Someone suggested a Cooper Rifle. I've had 5 and they are shooters. You should be able to find an Excalibur on Gunsamerica.com or Gunbroker.com for around $1800, but it won't be a magnum and it won't be a feather weight, but it should shoot. I used my last Cooper .270 to kill numerous marmots as far as 750 yards.
Another option, as mentioned, is get a donor action and start building.
Sometimes you can get a factory rifle that will shoot sub MOA, but they are the exception.

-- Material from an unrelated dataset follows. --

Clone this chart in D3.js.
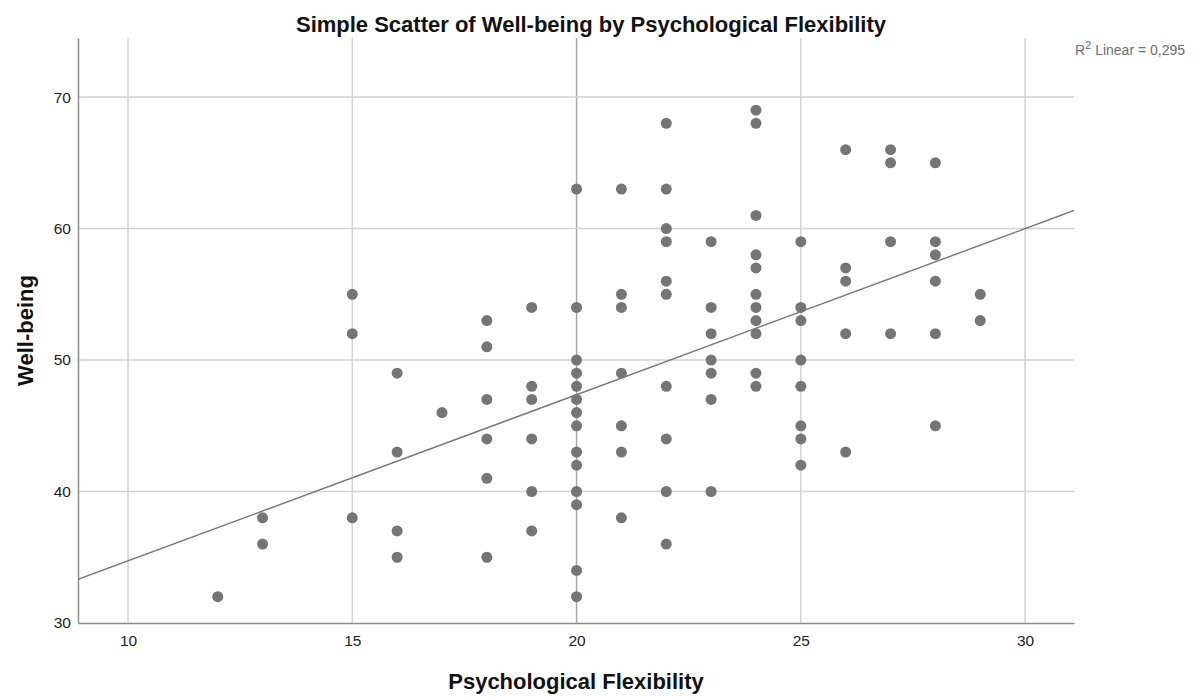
<!DOCTYPE html>
<html>
<head>
<meta charset="utf-8">
<script src="https://cdn.jsdelivr.net/npm/d3@7"></script>
<style>
  body { margin: 0; background: #fff; }
  text { font-family: "Liberation Sans", Arial, sans-serif; }
</style>
</head>
<body>
<script>
// data: each x value with the well-being scores at it
const flexValues = [12, 13, 15, 16, 17, 18, 19, 20, 21, 22, 23, 24, 25, 26, 27, 28, 29];
const wellbeingByFlex = [
  [32],
  [38, 36],
  [55, 52, 38],
  [49, 43, 37, 35],
  [46],
  [53, 51, 47, 44, 41, 35],
  [54, 48, 47, 44, 40, 37],
  [63, 54, 50, 49, 48, 47, 46, 45, 43, 42, 40, 39, 34, 32],
  [63, 55, 54, 49, 45, 43, 38],
  [68, 63, 60, 59, 56, 55, 48, 44, 40, 36],
  [59, 54, 52, 50, 49, 47, 40],
  [69, 68, 61, 58, 57, 55, 54, 53, 52, 49, 48],
  [59, 54, 53, 50, 48, 45, 44, 42],
  [66, 57, 56, 52, 43],
  [66, 65, 59, 52],
  [65, 59, 58, 56, 52, 45],
  [55, 53]
];
const xTicks = [10, 15, 20, 25, 30];
const yTicks = [30, 40, 50, 60, 70];
const fitIntercept = 22.09;
const fitSlope = 1.2636;
const rSquared = "0,295";

const width = 1200, height = 697;
const margin = { left: 78, top: 38, right: 126, bottom: 74 };
const plotW = width - margin.left - margin.right;
const plotH = height - margin.top - margin.bottom;

const points = [];
flexValues.forEach((x, i) => wellbeingByFlex[i].forEach(y => points.push([x, y])));

const svg = d3.select("body")
  .append("svg")
  .attr("width", width)
  .attr("height", height);

const g = svg.append("g")
  .attr("transform", `translate(${margin.left},${margin.top})`);

const xScale = d3.scaleLinear([8.885, 31.09], [0, plotW]);
const yScale = d3.scaleLinear([30, 74.49], [plotH, 0]);

g.append("clipPath")
  .attr("id", "plot-area")
  .append("rect")
  .attr("width", plotW)
  .attr("height", plotH);

// grid lines
g.selectAll(".vgrid")
  .data(xTicks)
  .join("line")
  .attr("x1", d => xScale(d)).attr("x2", d => xScale(d))
  .attr("y1", 0).attr("y2", plotH)
  .attr("stroke", d => d === 20 ? "#a6a6a6" : "#d2d2d2")
  .attr("stroke-width", 1.5);

g.selectAll(".hgrid")
  .data(yTicks.filter(d => d !== 30))
  .join("line")
  .attr("x1", 0).attr("x2", plotW)
  .attr("y1", d => yScale(d)).attr("y2", d => yScale(d))
  .attr("stroke", "#d2d2d2")
  .attr("stroke-width", 1.5);

// axes
const xAxis = d3.axisBottom(xScale).tickValues(xTicks).tickSize(0).tickPadding(12);
const yAxis = d3.axisLeft(yScale).tickValues(yTicks).tickSize(0).tickPadding(7);

const gx = g.append("g")
  .attr("transform", `translate(0,${plotH})`)
  .call(xAxis);
const gy = g.append("g").call(yAxis);

[gx, gy].forEach(a => {
  a.select(".domain").attr("stroke", "#8c8c8c").attr("stroke-width", 1.5);
  a.selectAll("text")
    .attr("fill", "#222")
    .style("font-size", "15.5px")
    .style("font-family", "'Liberation Sans', Arial, sans-serif");
});

// regression line
const fitLine = d3.line()
  .x(d => xScale(d))
  .y(d => yScale(fitIntercept + fitSlope * d));

g.append("path")
  .datum(xScale.domain())
  .attr("clip-path", "url(#plot-area)")
  .attr("fill", "none")
  .attr("stroke", "#7a7a7a")
  .attr("stroke-width", 1.5)
  .attr("d", fitLine);

// points
g.selectAll(".pt")
  .data(points)
  .join("circle")
  .attr("cx", d => xScale(d[0]))
  .attr("cy", d => yScale(d[1]))
  .attr("r", 5.5)
  .attr("fill", "#757575");

// titles
svg.append("text")
  .attr("x", 591)
  .attr("y", 31.5)
  .attr("text-anchor", "middle")
  .style("font-size", "22px")
  .style("font-weight", "bold")
  .attr("fill", "#111")
  .text("Simple Scatter of Well-being by Psychological Flexibility");

svg.append("text")
  .attr("x", 576)
  .attr("y", 689)
  .attr("text-anchor", "middle")
  .style("font-size", "22px")
  .style("font-weight", "bold")
  .attr("fill", "#111")
  .text("Psychological Flexibility");

svg.append("text")
  .attr("transform", `translate(33,${margin.top + plotH / 2}) rotate(-90)`)
  .attr("text-anchor", "middle")
  .style("font-size", "22px")
  .style("font-weight", "bold")
  .attr("fill", "#111")
  .text("Well-being");

const r2 = svg.append("text")
  .attr("x", 1075)
  .attr("y", 55)
  .style("font-size", "14px")
  .attr("fill", "#6e6e6e");
r2.append("tspan").text("R");
r2.append("tspan").attr("dy", -6).style("font-size", "11px").text("2");
r2.append("tspan").attr("dy", 6).text(" Linear = " + rSquared);
</script>
</body>
</html>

Get a good scope with a reputation for accurate and repeatable turrets. I have used a NF 2.5-10x32 out to almost 1100 yards. They work... as do a few others, but like factory rifles, some moderately priced scopes will be up to the task of long range shooting, but most won't, IME. YMMV
 
Thanks for all the input. Im still concidering options but looking at: Buying a Rem 700 sps 7mm Rem replacing stock with Mcmillan Game scout, tally rings, timney trigger, huskama 5-20x50. we will se to many choices for a novice to concider...
 
If I didn't already have a pretty light .270 WSM I'd be looking at that Kimber .280 Imp myself. I've had 3 Montana's and two were sub-MOA. Good triggers too.
 
Thanks for all the input. Im still concidering options but looking at: Buying a Rem 700 sps 7mm Rem replacing stock with Mcmillan Game scout, tally rings, timney trigger, huskama 5-20x50. we will se to many choices for a novice to concider...

That should work nicely. I prefer the Remington but have 5 savage now in my safe. All shot less than .5 moa. I think factory rifles have potential in any brand.